◆ **WORK TO DO**
An exact copy of all the data is required, with pictures left out.

◆ **INFORMATION SHOWN**
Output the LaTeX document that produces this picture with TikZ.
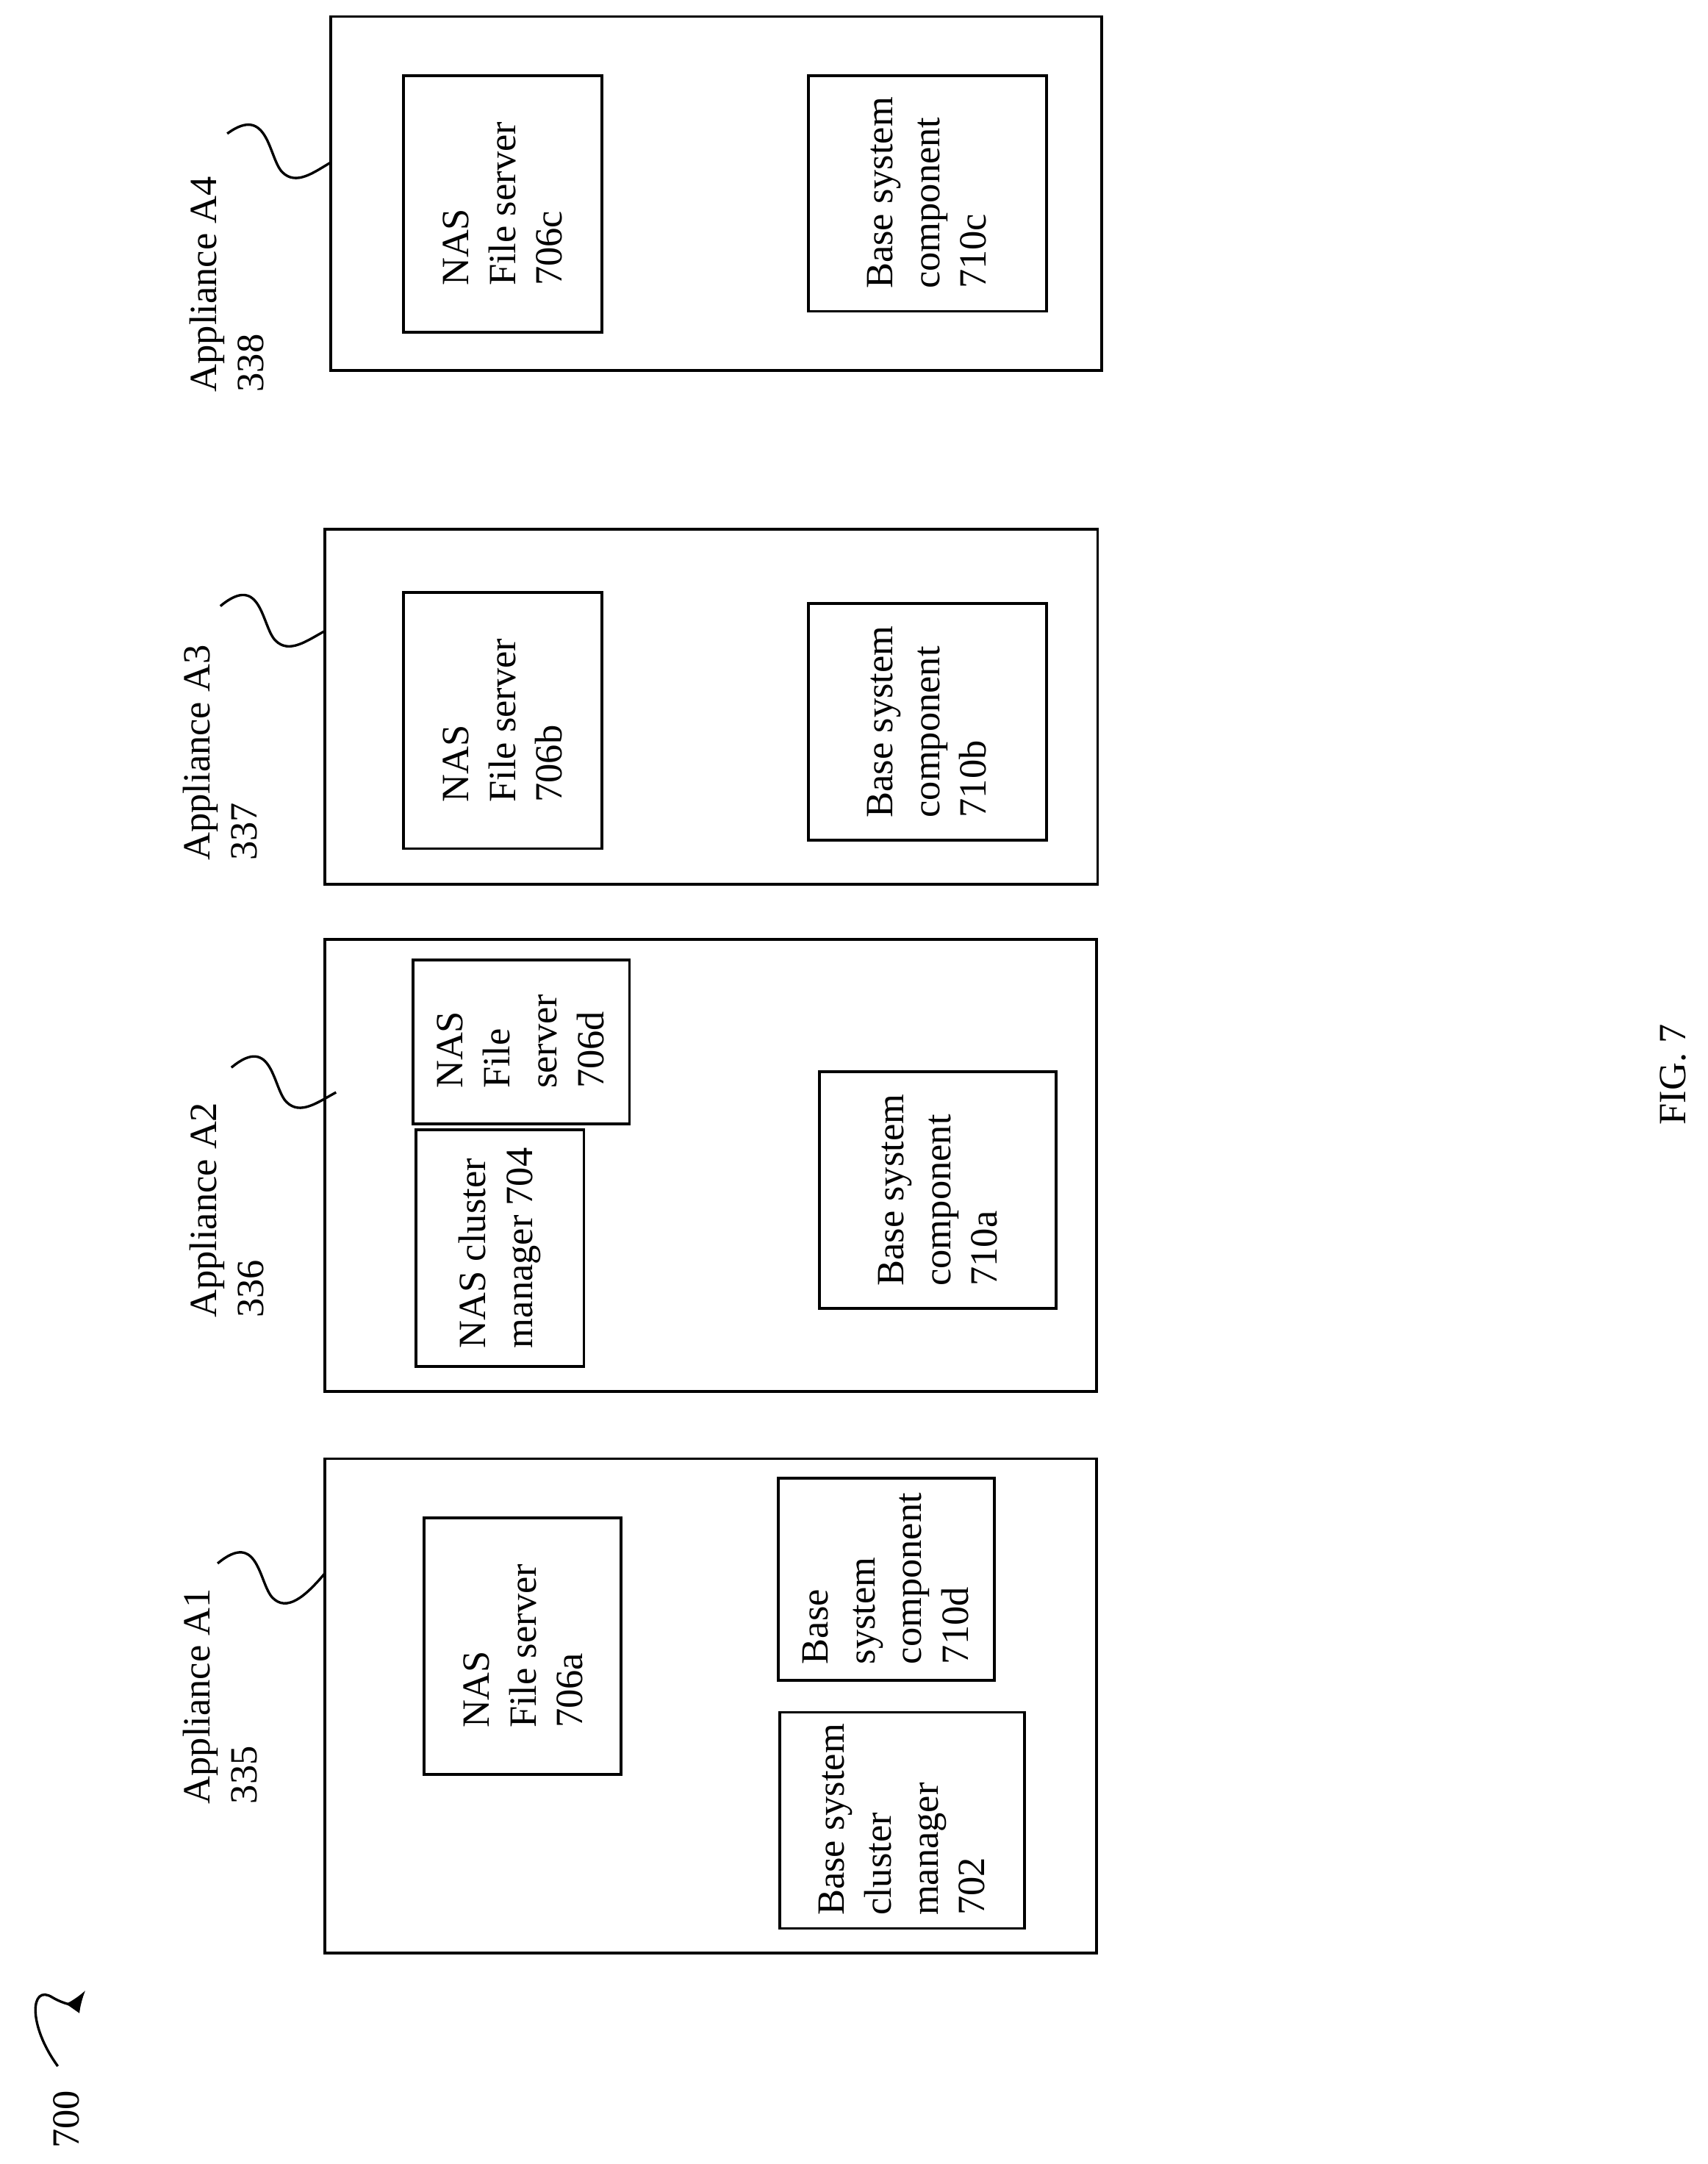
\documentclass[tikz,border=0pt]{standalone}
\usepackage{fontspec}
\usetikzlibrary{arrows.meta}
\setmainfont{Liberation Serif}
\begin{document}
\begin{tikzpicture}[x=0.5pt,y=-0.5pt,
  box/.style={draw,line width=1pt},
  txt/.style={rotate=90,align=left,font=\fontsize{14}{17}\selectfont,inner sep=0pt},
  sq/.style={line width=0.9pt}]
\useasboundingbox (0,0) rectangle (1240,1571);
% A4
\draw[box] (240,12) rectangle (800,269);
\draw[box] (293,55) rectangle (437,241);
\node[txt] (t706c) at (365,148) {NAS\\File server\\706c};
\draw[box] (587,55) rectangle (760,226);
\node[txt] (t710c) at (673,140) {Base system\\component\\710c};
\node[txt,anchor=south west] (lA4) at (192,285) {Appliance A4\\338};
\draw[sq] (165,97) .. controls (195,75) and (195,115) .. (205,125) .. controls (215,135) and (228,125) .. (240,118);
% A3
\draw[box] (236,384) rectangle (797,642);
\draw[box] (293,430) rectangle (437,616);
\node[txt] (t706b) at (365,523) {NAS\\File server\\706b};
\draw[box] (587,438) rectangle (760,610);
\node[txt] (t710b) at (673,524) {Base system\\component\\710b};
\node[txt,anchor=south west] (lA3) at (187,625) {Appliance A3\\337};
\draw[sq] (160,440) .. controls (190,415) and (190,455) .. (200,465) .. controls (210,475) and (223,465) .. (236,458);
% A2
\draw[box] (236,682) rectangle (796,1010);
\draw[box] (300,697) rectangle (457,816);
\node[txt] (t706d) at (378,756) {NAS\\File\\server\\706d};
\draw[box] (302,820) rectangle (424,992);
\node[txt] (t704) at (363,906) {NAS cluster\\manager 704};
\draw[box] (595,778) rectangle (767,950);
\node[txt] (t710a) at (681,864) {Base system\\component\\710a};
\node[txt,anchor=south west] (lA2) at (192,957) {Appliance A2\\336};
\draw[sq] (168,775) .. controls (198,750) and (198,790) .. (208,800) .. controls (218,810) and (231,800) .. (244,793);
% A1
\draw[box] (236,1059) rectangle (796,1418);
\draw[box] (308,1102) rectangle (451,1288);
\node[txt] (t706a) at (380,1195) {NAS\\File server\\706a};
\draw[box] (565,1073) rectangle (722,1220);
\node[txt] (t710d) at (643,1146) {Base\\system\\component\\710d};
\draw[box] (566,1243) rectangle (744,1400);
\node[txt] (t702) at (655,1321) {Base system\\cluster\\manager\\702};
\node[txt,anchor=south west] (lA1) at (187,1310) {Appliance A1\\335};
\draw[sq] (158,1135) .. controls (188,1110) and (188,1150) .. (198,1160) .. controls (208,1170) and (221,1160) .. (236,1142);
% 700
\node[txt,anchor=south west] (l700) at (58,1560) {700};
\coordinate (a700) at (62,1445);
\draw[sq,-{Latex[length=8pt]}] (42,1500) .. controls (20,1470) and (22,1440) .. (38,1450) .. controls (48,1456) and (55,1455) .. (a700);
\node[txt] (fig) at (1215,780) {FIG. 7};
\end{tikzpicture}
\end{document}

◆ **EXPECTED ANSWER**
Output the LaTeX document that produces this picture with TikZ.
\documentclass[tikz,border=0pt]{standalone}
\usepackage{fontspec}
\usetikzlibrary{arrows.meta}
\setmainfont{Liberation Serif}
\begin{document}
\begin{tikzpicture}[x=0.5pt,y=-0.5pt,
  box/.style={draw,line width=1pt},
  txt/.style={rotate=90,align=left,font=\fontsize{14}{17}\selectfont,inner sep=0pt},
  sq/.style={line width=0.9pt}]
\useasboundingbox (0,0) rectangle (1240,1571);
% A4
\draw[box] (240,12) rectangle (800,269);
\draw[box] (293,55) rectangle (437,241);
\node[txt] (t706c) at (365,148) {NAS\\File server\\706c};
\draw[box] (587,55) rectangle (760,226);
\node[txt] (t710c) at (673,140) {Base system\\component\\710c};
\node[txt,anchor=south west] (lA4) at (192,285) {Appliance A4\\338};
\draw[sq] (165,97) .. controls (195,75) and (195,115) .. (205,125) .. controls (215,135) and (228,125) .. (240,118);
% A3
\draw[box] (236,384) rectangle (797,642);
\draw[box] (293,430) rectangle (437,616);
\node[txt] (t706b) at (365,523) {NAS\\File server\\706b};
\draw[box] (587,438) rectangle (760,610);
\node[txt] (t710b) at (673,524) {Base system\\component\\710b};
\node[txt,anchor=south west] (lA3) at (187,625) {Appliance A3\\337};
\draw[sq] (160,440) .. controls (190,415) and (190,455) .. (200,465) .. controls (210,475) and (223,465) .. (236,458);
% A2
\draw[box] (236,682) rectangle (796,1010);
\draw[box] (300,697) rectangle (457,816);
\node[txt] (t706d) at (378,756) {NAS\\File\\server\\706d};
\draw[box] (302,820) rectangle (424,992);
\node[txt] (t704) at (363,906) {NAS cluster\\manager 704};
\draw[box] (595,778) rectangle (767,950);
\node[txt] (t710a) at (681,864) {Base system\\component\\710a};
\node[txt,anchor=south west] (lA2) at (192,957) {Appliance A2\\336};
\draw[sq] (168,775) .. controls (198,750) and (198,790) .. (208,800) .. controls (218,810) and (231,800) .. (244,793);
% A1
\draw[box] (236,1059) rectangle (796,1418);
\draw[box] (308,1102) rectangle (451,1288);
\node[txt] (t706a) at (380,1195) {NAS\\File server\\706a};
\draw[box] (565,1073) rectangle (722,1220);
\node[txt] (t710d) at (643,1146) {Base\\system\\component\\710d};
\draw[box] (566,1243) rectangle (744,1400);
\node[txt] (t702) at (655,1321) {Base system\\cluster\\manager\\702};
\node[txt,anchor=south west] (lA1) at (187,1310) {Appliance A1\\335};
\draw[sq] (158,1135) .. controls (188,1110) and (188,1150) .. (198,1160) .. controls (208,1170) and (221,1160) .. (236,1142);
% 700
\node[txt,anchor=south west] (l700) at (58,1560) {700};
\coordinate (a700) at (62,1445);
\draw[sq,-{Latex[length=8pt]}] (42,1500) .. controls (20,1470) and (22,1440) .. (38,1450) .. controls (48,1456) and (55,1455) .. (a700);
\node[txt] (fig) at (1215,780) {FIG. 7};
\end{tikzpicture}
\end{document}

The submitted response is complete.